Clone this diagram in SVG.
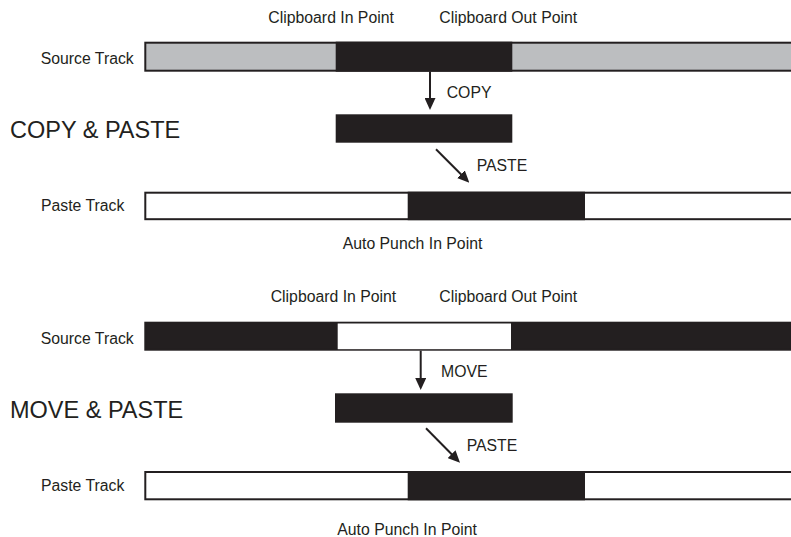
<svg xmlns="http://www.w3.org/2000/svg" width="791" height="537" viewBox="0 0 791 537">
<style>
text{font-family:"Liberation Sans",Arial,Helvetica,sans-serif;fill:#231f20}
.s{font-size:15.8px}
.t{font-size:23.5px}
.trk{stroke:#231f20;stroke-width:2}
.blk{fill:#231f20}
.conn{stroke:#231f20;stroke-width:2;fill:none;marker-end:url(#ah)}
</style>
<defs>
<marker id="ah" viewBox="0 0 12 11" refX="4" refY="5.5" markerWidth="12" markerHeight="11" markerUnits="userSpaceOnUse" orient="auto">
<path d="M0,0 L12,5.5 L0,11 z" fill="#231f20"/>
</marker>
</defs>
<rect width="791" height="537" fill="#ffffff"/>

<g id="copy-section">
<text class="t" x="10" y="138.3">COPY &amp; PASTE</text>
</g>
<g id="copy-labels">
<text class="s" x="268.3" y="22.7">Clipboard In Point</text>
<text class="s" x="439.3" y="22.7">Clipboard Out Point</text>
</g>
<g id="source-track-1">
<text class="s" x="40.7" y="64.3">Source Track</text>
<rect class="trk" x="145.3" y="42.7" width="660" height="28" fill="#bcbec0"/>
<rect class="blk" x="335.7" y="41.7" width="176.6" height="30"/>
</g>
<g id="clip-1">
<rect class="blk" x="335.7" y="114.3" width="176.6" height="28.4"/>
</g>
<g id="paste-track-1">
<text class="s" x="41" y="211">Paste Track</text>
<rect class="trk" x="145.3" y="192.7" width="660" height="26.5" fill="#ffffff"/>
<rect class="blk" x="407.7" y="191.7" width="177.3" height="28.5"/>
<text class="s" x="342.7" y="249.3">Auto Punch In Point</text>
</g>

<g id="move-section">
<text class="t" x="10" y="418.3">MOVE &amp; PASTE</text>
</g>
<g id="move-labels">
<text class="s" x="270.7" y="301.7">Clipboard In Point</text>
<text class="s" x="439.3" y="301.7">Clipboard Out Point</text>
</g>
<g id="source-track-2">
<text class="s" x="40.7" y="344">Source Track</text>
<rect class="trk" x="145.3" y="322.7" width="660" height="27" fill="#231f20"/>
<rect x="337.7" y="323.5" width="173.3" height="25.7" fill="#ffffff"/>
</g>
<g id="clip-2">
<rect class="blk" x="335" y="393.3" width="177.7" height="29.4"/>
</g>
<g id="paste-track-2">
<text class="s" x="41" y="491">Paste Track</text>
<rect class="trk" x="145.3" y="472" width="660" height="27.3" fill="#ffffff"/>
<rect class="blk" x="407.7" y="471" width="177.3" height="29.3"/>
<text class="s" x="337.3" y="535">Auto Punch In Point</text>
</g>

<g id="connectors">
<line class="conn" x1="430" y1="71.5" x2="430" y2="102"/>
<line class="conn" x1="436" y1="149.3" x2="463.7" y2="177"/>
<line class="conn" x1="420.7" y1="350.7" x2="420.7" y2="382"/>
<line class="conn" x1="426" y1="428.3" x2="454.4" y2="457"/>
</g>
<g id="connector-labels">
<text class="s" x="446.7" y="98.3">COPY</text>
<text class="s" x="476.7" y="170.7">PASTE</text>
<text class="s" x="441" y="377.3">MOVE</text>
<text class="s" x="466.7" y="450.7">PASTE</text>
</g>
</svg>
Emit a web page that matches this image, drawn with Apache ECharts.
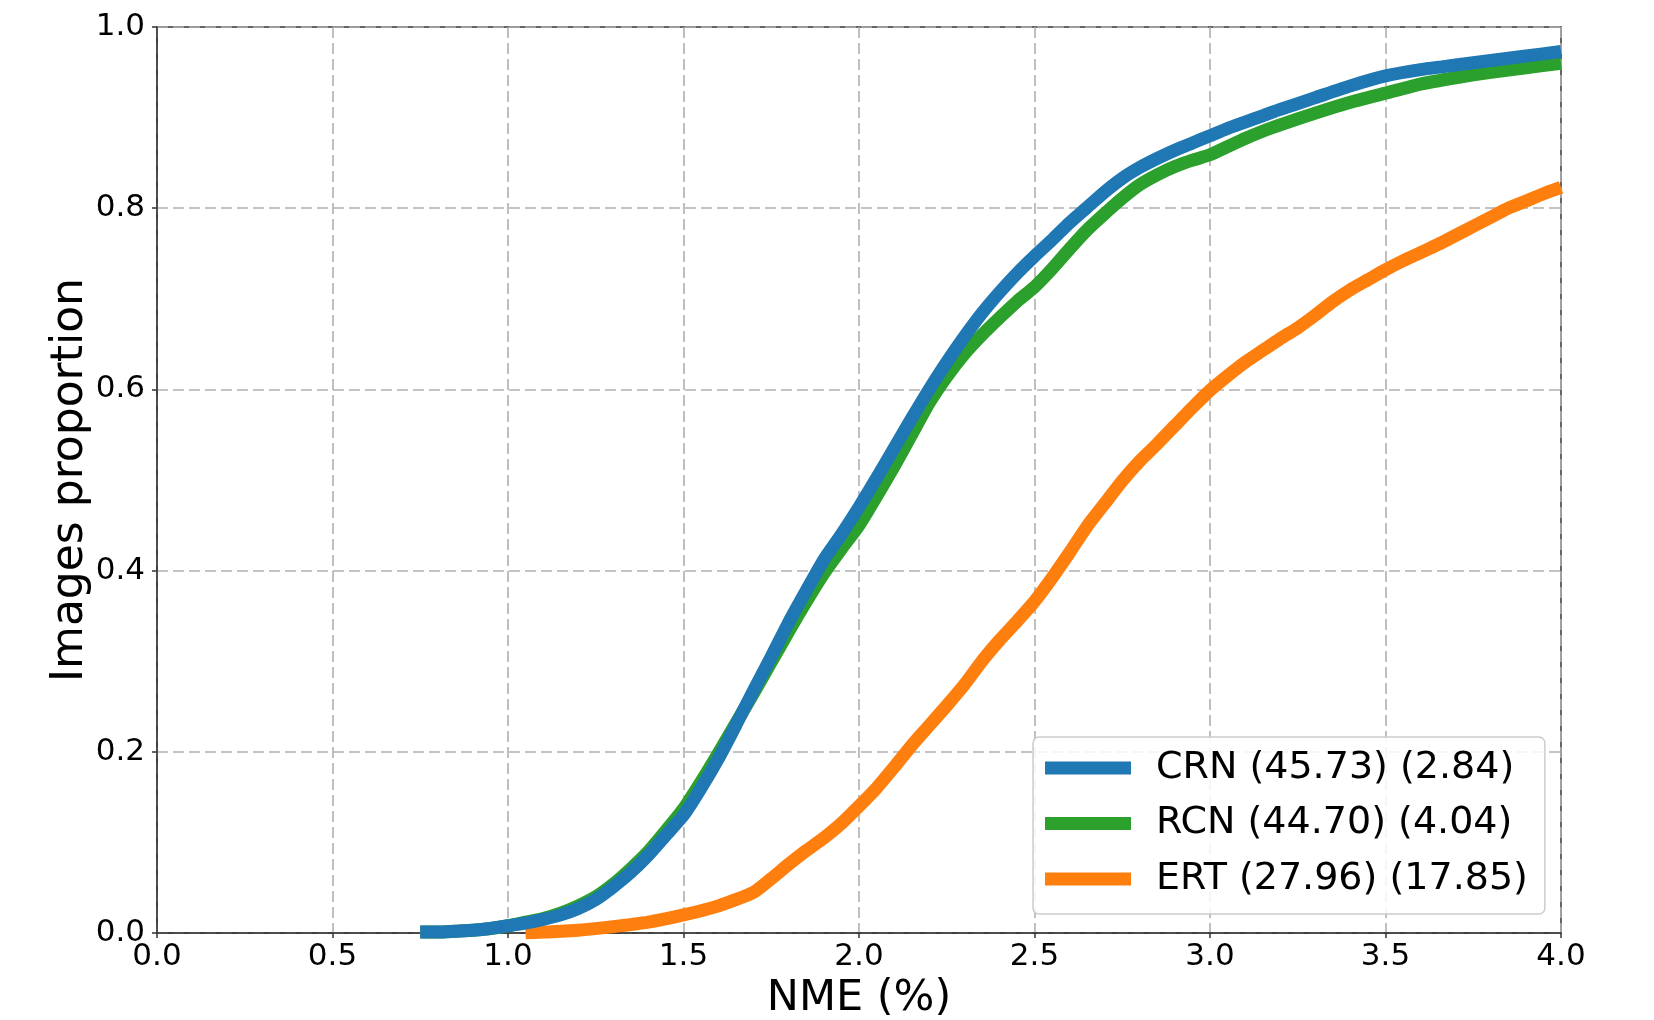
<!DOCTYPE html>
<html>
<head>
<meta charset="utf-8">
<script src="https://cdn.jsdelivr.net/npm/echarts@6/dist/echarts.min.js"></script>
<style>
html,body{margin:0;padding:0;background:#fff;}
#chart{width:1654px;height:1020px;}
</style>
</head>
<body>
<div id="chart"></div>
<script>
// ---- data ----
const xTicks = [0.0, 0.5, 1.0, 1.5, 2.0, 2.5, 3.0, 3.5, 4.0];
const yTicks = [0.0, 0.2, 0.4, 0.6, 0.8, 1.0];
const seriesNames = ['CRN (45.73) (2.84)', 'RCN (44.70) (4.04)', 'ERT (27.96) (17.85)'];

const crnX = [0.75,0.80,0.85,0.90,0.95,1.00,1.05,1.10,1.15,1.20,1.25,1.30,1.35,1.40,1.45,1.50,1.55,1.60,1.65,1.70,1.75,1.80,1.85,1.90,1.95,2.00,2.05,2.10,2.15,2.20,2.25,2.30,2.35,2.40,2.45,2.50,2.55,2.60,2.65,2.70,2.75,2.80,2.85,2.90,2.95,3.00,3.05,3.10,3.15,3.20,3.30,3.40,3.50,3.60,3.70,3.80,3.90,4.00];
const crnY = [0.001,0.001,0.002,0.003,0.005,0.008,0.011,0.015,0.020,0.027,0.037,0.051,0.067,0.086,0.108,0.130,0.160,0.193,0.230,0.268,0.305,0.343,0.378,0.412,0.440,0.470,0.502,0.535,0.568,0.600,0.630,0.658,0.684,0.707,0.728,0.747,0.765,0.784,0.801,0.818,0.833,0.845,0.855,0.864,0.872,0.880,0.888,0.895,0.902,0.909,0.922,0.935,0.946,0.953,0.958,0.963,0.968,0.973];

const rcnX = crnX;
const rcnY = [0.001,0.001,0.002,0.003,0.005,0.008,0.012,0.016,0.022,0.030,0.040,0.054,0.071,0.090,0.113,0.137,0.167,0.199,0.232,0.265,0.299,0.333,0.366,0.397,0.424,0.450,0.482,0.515,0.550,0.585,0.614,0.639,0.660,0.679,0.697,0.713,0.733,0.755,0.776,0.794,0.811,0.826,0.837,0.846,0.853,0.859,0.868,0.877,0.885,0.892,0.905,0.917,0.927,0.937,0.944,0.950,0.955,0.960];

const ertX = [1.05,1.10,1.20,1.30,1.40,1.50,1.60,1.70,1.75,1.80,1.85,1.90,1.95,2.00,2.05,2.10,2.15,2.20,2.25,2.30,2.35,2.40,2.45,2.50,2.55,2.60,2.65,2.70,2.75,2.80,2.85,2.90,2.95,3.00,3.05,3.10,3.15,3.20,3.25,3.30,3.35,3.40,3.45,3.50,3.55,3.60,3.65,3.70,3.75,3.80,3.85,3.90,3.95,4.00];
const ertY = [0.000,0.001,0.003,0.007,0.012,0.020,0.030,0.045,0.060,0.076,0.091,0.105,0.121,0.140,0.160,0.183,0.207,0.229,0.251,0.274,0.300,0.323,0.344,0.366,0.392,0.420,0.449,0.474,0.499,0.521,0.540,0.560,0.580,0.599,0.615,0.630,0.643,0.656,0.668,0.682,0.697,0.710,0.721,0.732,0.742,0.751,0.760,0.770,0.780,0.790,0.800,0.808,0.816,0.823];

const colors = ['#1f77b4', '#2ca02c', '#ff7f0e'];
const FONT = 'DejaVu Sans';

function pairs(xs, ys){ return xs.map((x,i)=>[x, ys[i]]); }

const chart = echarts.init(document.getElementById('chart'), null, {renderer:'canvas'});

function lineSeries(name, data, color, z){
  return {
    name: name, type: 'line', data: data, showSymbol: false, symbol: 'none',
    clip: true, z: z, animation: false, smooth: 0.2,
    lineStyle: {color: color, width: 13, cap: 'butt', join: 'round'},
    itemStyle: {color: color}
  };
}

const option = {
  animation: false,
  backgroundColor: '#ffffff',
  textStyle: {fontFamily: FONT},
  grid: {left: 157, right: 93, top: 27, bottom: 87, containLabel: false, outerBoundsMode: 'none',
         show: true, borderColor: '#333', borderWidth: 1.5, backgroundColor: 'transparent'},
  xAxis: {
    type: 'value', min: xTicks[0], max: xTicks[xTicks.length-1], interval: 0.5,
    name: 'NME (%)', nameLocation: 'middle', nameGap: 44, nameMoveOverlap: false,
    nameTextStyle: {fontFamily: FONT, fontSize: 43, color: '#000'},
    axisLine: {show: true, lineStyle: {color: '#333', width: 1.5}},
    axisTick: {show: true, length: 5, lineStyle: {color: '#333', width: 1.5}},
    axisLabel: {fontFamily: FONT, fontSize: 31, color: '#000', margin: 8, formatter: v => v.toFixed(1)},
    splitLine: {show: true, lineStyle: {color: '#b0b0b0', width: 1.6, type: [11, 5]}}
  },
  yAxis: {
    type: 'value', min: yTicks[0], max: yTicks[yTicks.length-1], interval: 0.2,
    name: 'Images proportion', nameLocation: 'middle', nameGap: 64, nameRotate: 90, nameMoveOverlap: false,
    nameTextStyle: {fontFamily: FONT, fontSize: 44, color: '#000'},
    axisLine: {show: true, lineStyle: {color: '#333', width: 1.5}},
    axisTick: {show: true, length: 5, lineStyle: {color: '#333', width: 1.5}},
    axisLabel: {fontFamily: FONT, fontSize: 31, color: '#000', margin: 12, formatter: v => v.toFixed(1)},
    splitLine: {show: true, lineStyle: {color: '#b0b0b0', width: 1.6, type: [11, 5]}}
  },
  legend: {
    orient: 'vertical', left: 1033, top: 737,
    padding: [11, 17, 15, 12],
    itemWidth: 86, itemHeight: 13, itemGap: 15.5,
    icon: 'rect',
    backgroundColor: 'rgba(255,255,255,0.85)',
    borderColor: '#cccccc', borderWidth: 1.5, borderRadius: 6,
    textStyle: {fontFamily: FONT, fontSize: 38, color: '#000', lineHeight: 40, padding: [0,0,0,20]},
    data: [seriesNames[0], seriesNames[1], seriesNames[2]]
  },
  series: [
    lineSeries(seriesNames[2], pairs(ertX, ertY), colors[2], 2),
    lineSeries(seriesNames[1], pairs(rcnX, rcnY), colors[1], 3),
    lineSeries(seriesNames[0], pairs(crnX, crnY), colors[0], 4)
  ]
};
chart.setOption(option);
</script>
</body>
</html>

__________________________________________________

Written instruction: Above are some records; extract exactly the lines from the one containing "Emit a web page" through the one containing "const seriesNames = ['CRN" and drop the pictures.

Response to this exercise:
Emit a web page that matches this image, drawn with Apache ECharts.
<!DOCTYPE html>
<html>
<head>
<meta charset="utf-8">
<script src="https://cdn.jsdelivr.net/npm/echarts@6/dist/echarts.min.js"></script>
<style>
html,body{margin:0;padding:0;background:#fff;}
#chart{width:1654px;height:1020px;}
</style>
</head>
<body>
<div id="chart"></div>
<script>
// ---- data ----
const xTicks = [0.0, 0.5, 1.0, 1.5, 2.0, 2.5, 3.0, 3.5, 4.0];
const yTicks = [0.0, 0.2, 0.4, 0.6, 0.8, 1.0];
const seriesNames = ['CRN (45.73) (2.84)', 'RCN (44.70) (4.04)', 'ERT (27.96) (17.85)'];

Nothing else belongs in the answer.